Last August about 100 residents of an island off Maine gathered at their pristine little port to watch the arrival of three giants.
From shore, the islanders could see their enormous white arms, resembling a surfaced submarine or the bony remnants of a prehistoric beast, lying on the deck of an approaching barge.
The onlookers on Vinalhaven were welcoming the massive blades of three wind turbines, part of a community-based power project guided by Harvard Business School Professor George Baker as part of an effort to slash the islanders’ high electricity costs.
“The islands pay about three times the national average for electricity, and the wind blows all the time,” said Baker, Herman C. Krannert Professor of Business Administration, who is on leave from Harvard Business School to help complete the project. “The question was, ‘Can’t we generate electricity with wind?’”
The answer has been a resounding “yes.”
For the past three years, Baker has split his time between his home in Newton, Mass., and a house on Frenchboro, a small island east of Vinalhaven, to work on the effort. He jokes that his wife would like to know exactly where he lives. He makes the four-hour trip to Maine weekly.
The HBS professor, an authority on organizational economics, enjoys a personal challenge. Fifteen years ago he designed and built his home on Frenchboro, a remote fishing outpost with a year-round population of 43. He embraced the wind-power effort after volunteering with a local electric cooperative.
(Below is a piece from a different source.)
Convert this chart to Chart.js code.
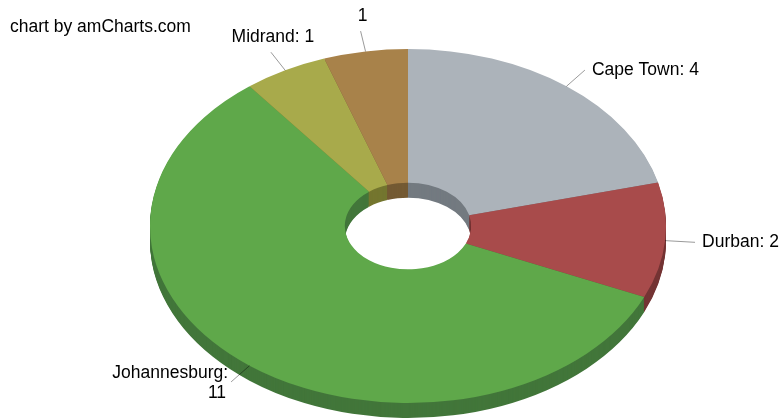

“Partly because I was an HBS professor and partly because I was … wanting to be a helpful member of the community, I served as a volunteer member of the board of trustees of the Swan’s Island Electric Cooperative,” said Baker of his work with a consumer-owned electric cooperative serving nearby Swan’s Island as well as Frenchboro.
Building on that experience, he has used his time away from Harvard to explore the economic and financial feasibility of wind-power generation on Maine’s islands, ultimately heading the effort to create the largest community wind-power facility on the East Coast, known as the Fox Islands Wind Project.
The complicated process included permitting, detailed environmental impact and engineering studies, and a complex financing structure for the turbines that involved federal tax credits and the creation of a limited-liability company. There were also community meetings, where Baker was frank with the facts.
“I told the residents, ‘Here’s what it would look like. Here’s how it would work. It’s absolutely not without risk, but there is real benefit,’” he said.
The islanders ultimately backed the plan, 284 to 5.
What makes the current project free from much of the “not in my back yard” squabbling that can plague wind projects is its immediate and direct benefit to the community, said Baker.
“It’s a community-owned project where the community gets all the benefit,” he said. “There is no developer that owns the turbines and takes all of the power. The power is used locally by the community.”
Now residents can harvest their own electricity with the help of Mother Nature, instead of relying on the noisy diesel generator downtown or purchasing power from a nuclear plant down the coast or the oil-fired plant on another island, in the process paying exorbitant costs to access electricity through underwater cables.
Enlisting the support of the giant General Electric Co., Baker, who is vice president of Community Wind at the Island Institute, a nonprofit based in Rockland, Maine, was able to secure three turbines, each about 400 feet tall. The turbines were installed last summer and started turning in December. They are expected to generate 11,605 megawatt hours of electricity each year and cover all of the island’s annual energy needs.
Currently at work on several other wind projects along Maine’s coast, Baker called the Vinalhaven experience “incredibly satisfying and fulfilling.” He said he hopes someday to be able to harvest the vast opportunity presented by “the much bigger and richer wind resources” available farther offshore.
“For the last 100 years, we have ignored wind as an energy source because we invented diesel engines,” he said. “We should be using that resource. We should be using it as effectively as we possibly can.”